Photon emission occurs when an electron in an atom transitions from a higher energy level to a lower one. In the case of a hydrogen atom:

• As the electron falls to a lower energy level, it releases energy in the form of a photon.
• The energy of the emitted photon corresponds exactly to the energy difference between the two levels.
• The Rydberg formula allows us to calculate the wavelength of this emitted photon, connecting it to quantum numbers involved in the transition.

This concept is key to understanding why light has different wavelengths (colors) and why each element has a unique emission spectrum.

Wavelength

Wavelength refers to the distance between successive crests of a wave.

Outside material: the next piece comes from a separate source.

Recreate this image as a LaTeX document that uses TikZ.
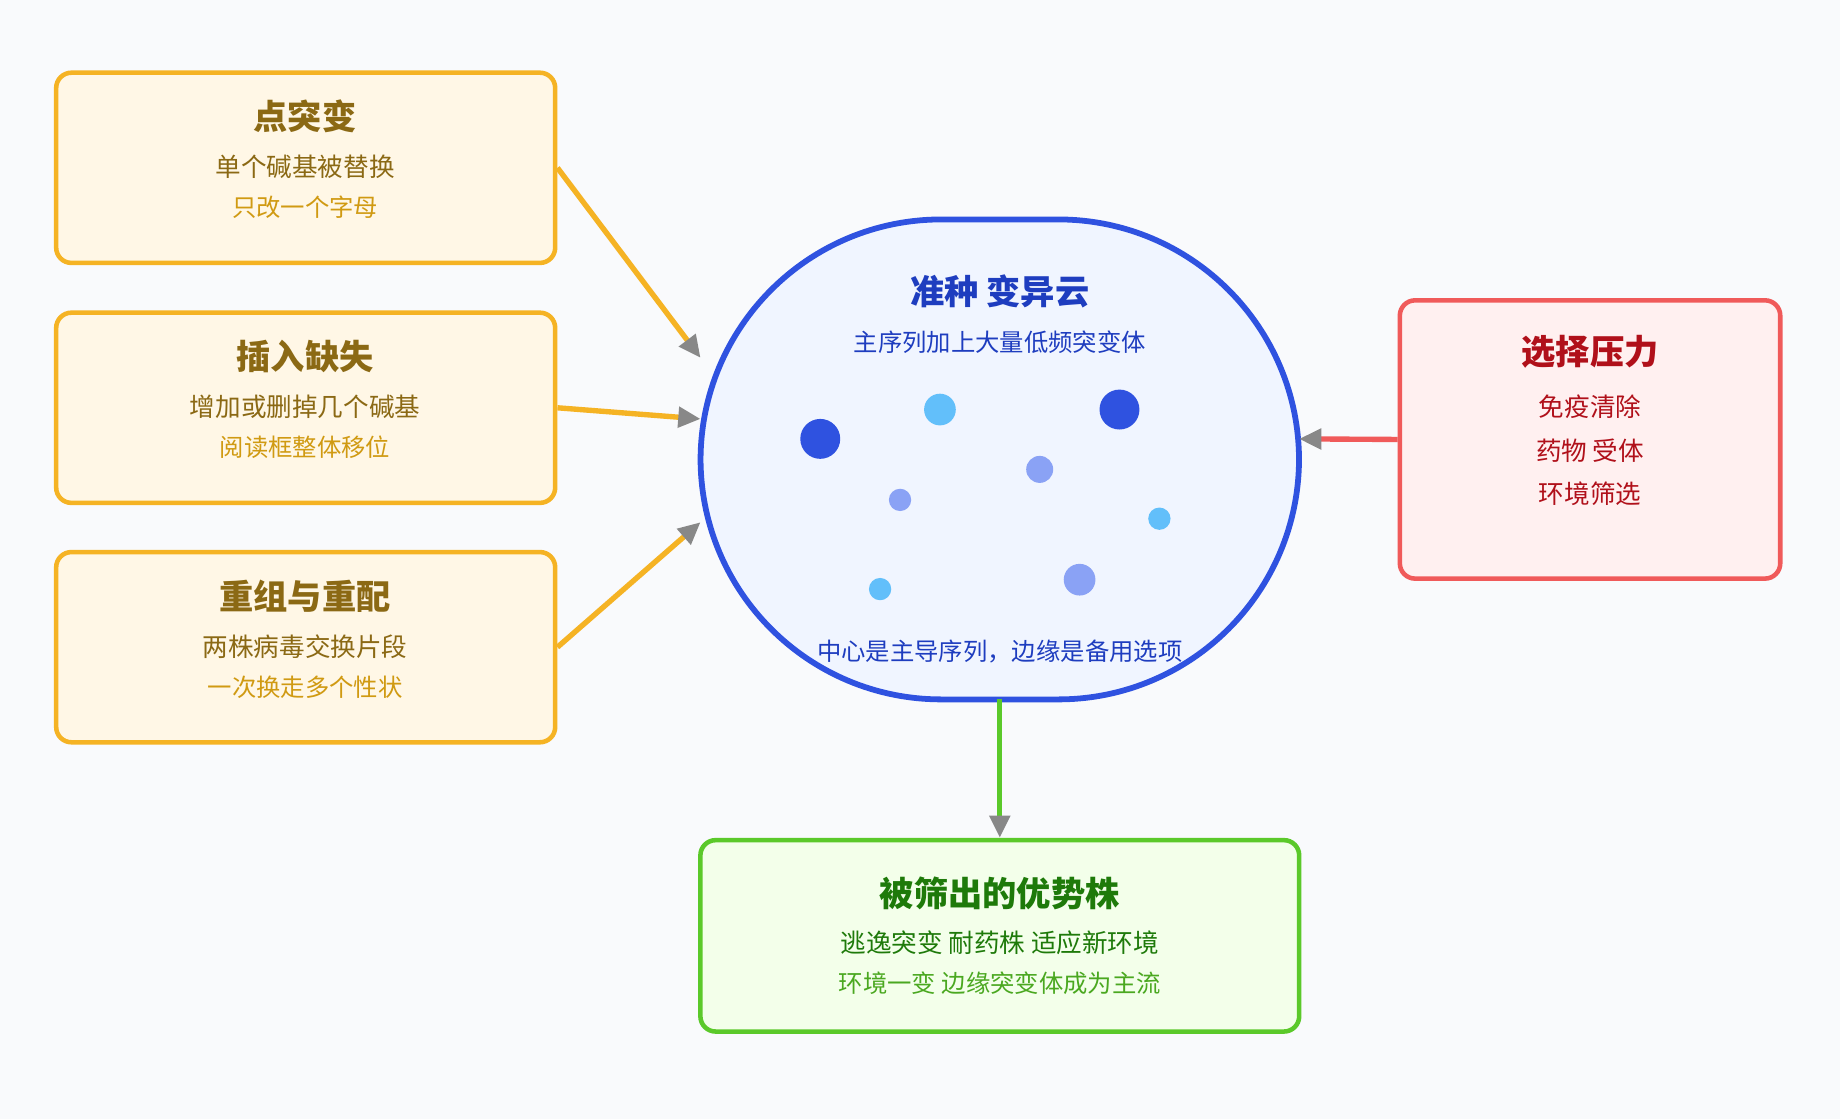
\documentclass[tikz,border=0pt]{standalone}
\usepackage{fontspec}
\setmainfont{Noto Sans CJK SC}
\usetikzlibrary{arrows.meta}
\definecolor{bgpaper}{HTML}{F9FAFC}
\definecolor{mutline}{HTML}{F5B324}
\definecolor{mutfill}{HTML}{FFF7E6}
\definecolor{muttext}{HTML}{8B6914}
\definecolor{mutsoft}{HTML}{D09A12}
\definecolor{cloudline}{HTML}{2F52E0}
\definecolor{cloudfill}{HTML}{F0F5FF}
\definecolor{cloudtext}{HTML}{1E3DBF}
\definecolor{dotdark}{HTML}{2F52E0}
\definecolor{dotmid}{HTML}{8AA2F5}
\definecolor{dotlight}{HTML}{62BFFA}
\definecolor{selline}{HTML}{F05A5A}
\definecolor{selfill}{HTML}{FFF0F0}
\definecolor{seltext}{HTML}{B0101A}
\definecolor{winline}{HTML}{5BC92A}
\definecolor{winfill}{HTML}{F3FFEA}
\definecolor{wintext}{HTML}{1E7A0A}
\definecolor{winsoft}{HTML}{4AA820}
\definecolor{tipgray}{HTML}{888888}

\begin{document}
\begin{tikzpicture}[
  x=0.01cm, y=-0.01cm,
  box/.style={rectangle, rounded corners=0.13cm, line width=1.1pt, minimum width=4.25cm, minimum height=1.62cm},
  mutbox/.style={box, draw=mutline, fill=mutfill},
  title/.style={font=\bfseries\fontsize{8.3}{10}\selectfont},
  body/.style={font=\fontsize{6.2}{7.5}\selectfont},
  note/.style={font=\fontsize{5.9}{7}\selectfont},
  link/.style={line width=1.3pt, -{Triangle[length=0.19cm, width=0.17cm, color=tipgray, fill=tipgray]}},
  dot/.style={circle, draw=none, inner sep=0pt}
]
\fill[bgpaper] (0,0) rectangle (1568,954);

% Mutation sources
\node[mutbox] (pm) at (260.5,143) {};
\node[title, text=muttext] at (260,99) {点突变};
\node[body, text=muttext] at (260,142) {单个碱基被替换};
\node[note, text=mutsoft] at (260,177) {只改一个字母};

\node[mutbox] (indel) at (260.5,347.5) {};
\node[title, text=muttext] at (260,304) {插入缺失};
\node[body, text=muttext] at (260,347) {增加或删掉几个碱基};
\node[note, text=mutsoft] at (260,381) {阅读框整体移位};

\node[mutbox] (recomb) at (260.5,551.5) {};
\node[title, text=muttext] at (260,508) {重组与重配};
\node[body, text=muttext] at (260,551) {两株病毒交换片段};
\node[note, text=mutsoft] at (260,586) {一次换走多个性状};

% Cloud
\draw[draw=cloudline, fill=cloudfill, line width=1.4pt, rounded corners=2.05cm]
  (597,187) rectangle (1107,596);
\coordinate (cA) at (597,305);
\coordinate (cB) at (597,357);
\coordinate (cC) at (597,445);
\coordinate (cR) at (1107,374);
\coordinate (cD) at (852,596);
\node[title, text=cloudtext] at (852,248) {准种 变异云};
\node[note, text=cloudtext] at (852,292) {主序列加上大量低频突变体};
\node[note, text=cloudtext] at (852,555) {中心是主导序列，边缘是备用选项};
\node[dot, fill=dotdark, minimum size=0.34cm] (d1) at (699,374) {};
\node[dot, fill=dotlight, minimum size=0.27cm] (d2) at (801,349) {};
\node[dot, fill=dotdark, minimum size=0.34cm] (d3) at (954,349) {};
\node[dot, fill=dotmid, minimum size=0.23cm] (d4) at (886,400) {};
\node[dot, fill=dotmid, minimum size=0.19cm] (d5) at (767,426) {};
\node[dot, fill=dotlight, minimum size=0.19cm] (d6) at (988,442) {};
\node[dot, fill=dotlight, minimum size=0.19cm] (d7) at (750,502) {};
\node[dot, fill=dotmid, minimum size=0.27cm] (d8) at (920,494) {};

% Selection
\node[box, draw=selline, fill=selfill, minimum width=3.24cm, minimum height=2.37cm] (sel) at (1355,374.5) {};
\node[title, text=seltext] at (1355,300) {选择压力};
\node[body, text=seltext] at (1355,347) {免疫清除};
\node[body, text=seltext] at (1355,384) {药物 受体};
\node[body, text=seltext] at (1355,421) {环境筛选};

% Winners
\node[box, draw=winline, fill=winfill, minimum width=5.1cm, minimum height=1.63cm] (win) at (852,797.5) {};
\node[title, text=wintext] at (852,761) {被筛出的优势株};
\node[body, text=wintext] at (852,803) {逃逸突变 耐药株 适应新环境};
\node[note, text=winsoft] at (852,838) {环境一变 边缘突变体成为主流};

% Arrows
\draw[link, mutline] (pm.east) -- (cA);
\draw[link, mutline] (indel.east) -- (cB);
\draw[link, mutline] (recomb.east) -- (cC);
\draw[link, selline] (sel.west) -- (cR);
\draw[link, winline] (cD) -- (win.north);
\end{tikzpicture}
\end{document}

In terms of photon emission from a hydrogen atom:

• The wavelength \(\lambda\) of the emitted photon is inversely related to the photon's energy.
• Shorter wavelengths correspond to higher energy photons, while longer wavelengths indicate lower energy photons.
• The Rydberg formula for hydrogen expresses the relationship between the energy levels (quantum numbers) of the electron and the wavelength of the emitted photon.

Understanding wavelength helps explain different phenomena in optics and even in applications like lasers and spectroscopy, where light properties are critical.